The UK insurance regulator has repeated its calls for insurers to identify and measure cyber risks, including so-called ‘silent’ exposures in property/casualty coverages.
The regulatory intervention is likely to accelerate insurers’ modelling of cyber risks and potentially encourage some to take appropriate underwriting action.
Last year the Prudential Regulation Authority (PRA) launched a consultation on insurance industry cyber exposures, publishing its Consultation Paper (CP) 39/16 Cyber insurance underwriting risk in November. Having reviewed responses to the consultation, the PRA has now set out its expectations regarding cyber insurance underwriting risk in its Supervisory Statement (SS) 4/17.
The Supervisory Statement, which applies to all UK non-life insurers and Lloyd’s syndicates, calls on insurers to “identify, quantify and manage” cyber insurance underwriting risk. This includes both affirmative cyber risk (policies that explicitly include coverage for cyber risk) and non-affirmative or silent cyber risk (policies that do not explicitly include or exclude coverage for cyber risk).
Identify, measure and act
The PRA wants to see that insurers have “clear cyber risk strategies” that include “quantitative and qualitative elements”. Insurers will also be required to carry out stress tests and articulate their cyber risk appetite.

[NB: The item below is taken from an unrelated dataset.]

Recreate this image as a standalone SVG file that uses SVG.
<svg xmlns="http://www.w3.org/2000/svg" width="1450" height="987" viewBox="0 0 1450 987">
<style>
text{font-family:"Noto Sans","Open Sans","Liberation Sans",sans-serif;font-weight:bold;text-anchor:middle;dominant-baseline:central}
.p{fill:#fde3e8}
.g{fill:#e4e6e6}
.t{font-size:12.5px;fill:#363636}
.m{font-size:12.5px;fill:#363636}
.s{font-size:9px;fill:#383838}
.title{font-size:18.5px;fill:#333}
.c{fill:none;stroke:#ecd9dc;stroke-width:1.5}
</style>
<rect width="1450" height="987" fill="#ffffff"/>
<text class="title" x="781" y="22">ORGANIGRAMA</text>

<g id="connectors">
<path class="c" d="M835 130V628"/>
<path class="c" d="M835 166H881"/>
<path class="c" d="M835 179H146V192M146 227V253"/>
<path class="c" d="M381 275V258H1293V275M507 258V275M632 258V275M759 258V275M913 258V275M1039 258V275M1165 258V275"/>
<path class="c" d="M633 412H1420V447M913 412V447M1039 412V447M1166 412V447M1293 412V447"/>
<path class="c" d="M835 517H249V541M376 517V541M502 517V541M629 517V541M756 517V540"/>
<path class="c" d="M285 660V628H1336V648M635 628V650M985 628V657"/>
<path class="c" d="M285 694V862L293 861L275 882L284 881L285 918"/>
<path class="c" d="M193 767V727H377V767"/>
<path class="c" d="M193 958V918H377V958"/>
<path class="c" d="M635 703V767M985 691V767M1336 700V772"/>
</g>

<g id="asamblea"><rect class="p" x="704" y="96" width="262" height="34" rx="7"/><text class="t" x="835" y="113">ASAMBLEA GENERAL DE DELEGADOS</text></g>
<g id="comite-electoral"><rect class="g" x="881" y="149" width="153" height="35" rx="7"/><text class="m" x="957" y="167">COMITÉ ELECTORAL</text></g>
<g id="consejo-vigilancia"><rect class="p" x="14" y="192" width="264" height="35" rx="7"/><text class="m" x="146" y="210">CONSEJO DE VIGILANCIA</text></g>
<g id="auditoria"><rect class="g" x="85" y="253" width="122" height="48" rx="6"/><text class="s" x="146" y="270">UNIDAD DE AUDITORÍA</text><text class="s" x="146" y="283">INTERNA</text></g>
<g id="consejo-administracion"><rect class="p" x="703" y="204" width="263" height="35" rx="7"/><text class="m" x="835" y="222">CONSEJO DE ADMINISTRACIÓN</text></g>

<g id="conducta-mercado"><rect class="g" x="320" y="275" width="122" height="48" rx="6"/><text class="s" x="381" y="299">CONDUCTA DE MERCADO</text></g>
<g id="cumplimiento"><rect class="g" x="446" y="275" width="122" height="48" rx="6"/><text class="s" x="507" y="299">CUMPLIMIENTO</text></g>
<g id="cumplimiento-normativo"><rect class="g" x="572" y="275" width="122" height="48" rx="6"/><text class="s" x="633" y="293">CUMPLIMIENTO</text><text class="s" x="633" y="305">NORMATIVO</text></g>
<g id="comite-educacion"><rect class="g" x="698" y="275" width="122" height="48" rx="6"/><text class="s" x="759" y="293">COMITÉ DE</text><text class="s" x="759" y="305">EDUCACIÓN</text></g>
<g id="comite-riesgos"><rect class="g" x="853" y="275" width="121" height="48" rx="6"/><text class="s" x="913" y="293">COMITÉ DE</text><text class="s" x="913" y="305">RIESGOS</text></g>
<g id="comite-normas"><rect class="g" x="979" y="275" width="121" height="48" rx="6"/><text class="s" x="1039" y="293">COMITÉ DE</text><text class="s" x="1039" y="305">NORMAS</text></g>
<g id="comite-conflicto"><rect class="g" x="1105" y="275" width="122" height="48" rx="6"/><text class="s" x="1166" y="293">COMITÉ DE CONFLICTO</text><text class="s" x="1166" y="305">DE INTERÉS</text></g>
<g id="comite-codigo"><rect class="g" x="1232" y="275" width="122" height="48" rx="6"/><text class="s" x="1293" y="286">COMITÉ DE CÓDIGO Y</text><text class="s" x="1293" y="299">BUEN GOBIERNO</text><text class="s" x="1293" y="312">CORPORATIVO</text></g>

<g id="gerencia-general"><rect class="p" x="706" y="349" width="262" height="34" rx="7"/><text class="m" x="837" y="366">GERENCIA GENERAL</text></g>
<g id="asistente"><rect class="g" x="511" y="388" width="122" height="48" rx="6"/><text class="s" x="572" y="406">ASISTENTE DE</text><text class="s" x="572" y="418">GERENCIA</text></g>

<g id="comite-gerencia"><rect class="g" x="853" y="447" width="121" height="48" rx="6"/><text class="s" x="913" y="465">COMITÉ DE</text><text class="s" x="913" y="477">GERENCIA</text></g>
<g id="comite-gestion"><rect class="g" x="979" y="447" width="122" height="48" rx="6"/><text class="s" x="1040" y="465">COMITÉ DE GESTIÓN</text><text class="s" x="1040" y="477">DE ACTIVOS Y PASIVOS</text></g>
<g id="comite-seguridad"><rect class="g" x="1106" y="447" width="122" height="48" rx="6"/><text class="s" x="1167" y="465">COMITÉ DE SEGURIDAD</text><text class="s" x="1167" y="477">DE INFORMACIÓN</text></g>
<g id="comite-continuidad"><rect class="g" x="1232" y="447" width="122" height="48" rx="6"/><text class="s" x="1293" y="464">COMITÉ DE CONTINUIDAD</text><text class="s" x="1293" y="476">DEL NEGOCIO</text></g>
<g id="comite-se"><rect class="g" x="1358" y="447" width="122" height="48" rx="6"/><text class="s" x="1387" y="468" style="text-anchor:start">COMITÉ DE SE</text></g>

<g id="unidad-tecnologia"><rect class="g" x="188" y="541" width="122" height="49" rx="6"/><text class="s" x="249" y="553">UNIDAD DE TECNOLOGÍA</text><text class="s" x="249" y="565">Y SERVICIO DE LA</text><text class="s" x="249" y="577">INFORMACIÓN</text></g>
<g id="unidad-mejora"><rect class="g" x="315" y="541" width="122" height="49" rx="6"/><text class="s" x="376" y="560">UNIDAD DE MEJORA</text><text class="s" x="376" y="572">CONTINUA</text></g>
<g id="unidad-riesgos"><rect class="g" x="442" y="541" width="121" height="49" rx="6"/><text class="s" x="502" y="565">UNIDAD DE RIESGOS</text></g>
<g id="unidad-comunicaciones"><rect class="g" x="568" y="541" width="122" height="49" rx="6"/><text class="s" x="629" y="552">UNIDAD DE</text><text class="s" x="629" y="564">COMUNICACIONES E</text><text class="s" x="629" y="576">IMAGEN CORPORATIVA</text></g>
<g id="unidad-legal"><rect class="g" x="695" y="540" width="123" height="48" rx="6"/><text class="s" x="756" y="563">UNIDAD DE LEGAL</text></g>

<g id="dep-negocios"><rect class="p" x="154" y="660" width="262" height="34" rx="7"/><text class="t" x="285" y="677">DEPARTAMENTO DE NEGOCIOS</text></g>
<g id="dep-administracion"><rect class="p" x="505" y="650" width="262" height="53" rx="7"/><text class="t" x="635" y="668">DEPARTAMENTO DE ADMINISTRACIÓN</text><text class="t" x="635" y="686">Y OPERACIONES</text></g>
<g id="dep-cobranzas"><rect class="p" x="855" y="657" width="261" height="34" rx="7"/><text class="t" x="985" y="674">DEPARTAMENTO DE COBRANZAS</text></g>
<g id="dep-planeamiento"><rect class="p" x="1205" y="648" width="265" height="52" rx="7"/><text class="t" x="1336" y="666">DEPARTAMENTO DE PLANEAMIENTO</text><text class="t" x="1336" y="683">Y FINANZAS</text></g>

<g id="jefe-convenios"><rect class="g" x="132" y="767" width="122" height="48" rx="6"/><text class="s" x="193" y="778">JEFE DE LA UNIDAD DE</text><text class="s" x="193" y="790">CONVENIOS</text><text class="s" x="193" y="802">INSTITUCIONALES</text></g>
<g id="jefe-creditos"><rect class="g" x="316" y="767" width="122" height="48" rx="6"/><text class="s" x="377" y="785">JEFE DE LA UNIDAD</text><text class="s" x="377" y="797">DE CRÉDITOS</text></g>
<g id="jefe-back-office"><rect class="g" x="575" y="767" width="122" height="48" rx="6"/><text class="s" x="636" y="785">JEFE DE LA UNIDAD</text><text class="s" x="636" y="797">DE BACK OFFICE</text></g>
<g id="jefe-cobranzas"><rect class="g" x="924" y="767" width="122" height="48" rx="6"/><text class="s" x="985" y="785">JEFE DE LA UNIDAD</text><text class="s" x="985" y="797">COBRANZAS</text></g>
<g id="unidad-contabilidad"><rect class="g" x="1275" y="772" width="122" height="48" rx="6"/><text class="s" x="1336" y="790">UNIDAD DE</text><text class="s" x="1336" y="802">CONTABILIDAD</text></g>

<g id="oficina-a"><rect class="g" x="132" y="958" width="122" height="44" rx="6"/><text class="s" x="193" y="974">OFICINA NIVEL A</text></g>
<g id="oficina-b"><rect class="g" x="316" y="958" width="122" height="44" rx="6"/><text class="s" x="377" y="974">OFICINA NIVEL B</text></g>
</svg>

Once an insurer has identified and measured its cyber exposures, the PRA expects firms to take steps to reduce unintended cyber exposures. It also expects insurers to take steps to keep cyber exposures within their risk appetite.
These measures include:
• adjusting the premium to reflect the additional risk and offer explicit cover
• introducing robust wording exclusions; and/or
• attaching specific limits of cover.
If an insurer decides to offer cyber cover at no extra premium, the PRA says it would expect to see that a comprehensive assessment of the potential resulting losses has been carried out, and that the cyber exposure falls within its stated risk appetite. In this instance, the insurer would need to reword the contract to clarify that cyber cover is offered.
The report is potentially more significant for the wider property/casualty market, as the standalone cyber insurance market already models its exposures and uses wordings and pricing tools to ensure that cyber exposures fall within an accepted risk appetite.
The wider property/casualty market is increasingly showing more interest in being able to identify and quantify its cyber exposures, both affirmative and silent. However, silent cyber exposures buried in traditional policies are much harder to model, given the lack of claims experience, legal and coverage uncertainties and the complex interconnected nature of cyber risk.
A Viewpoint Report published by JLT Re and JLT Specialty in April noted that these uncertainties and unquantified cyber exposures in traditional policies are holding insurers back from providing more comprehensive and innovative insurance solutions. The report concluded that greater resilience to cyber risk in the insurance market could be created by considering cyber as a standalone line of business rather than a peril.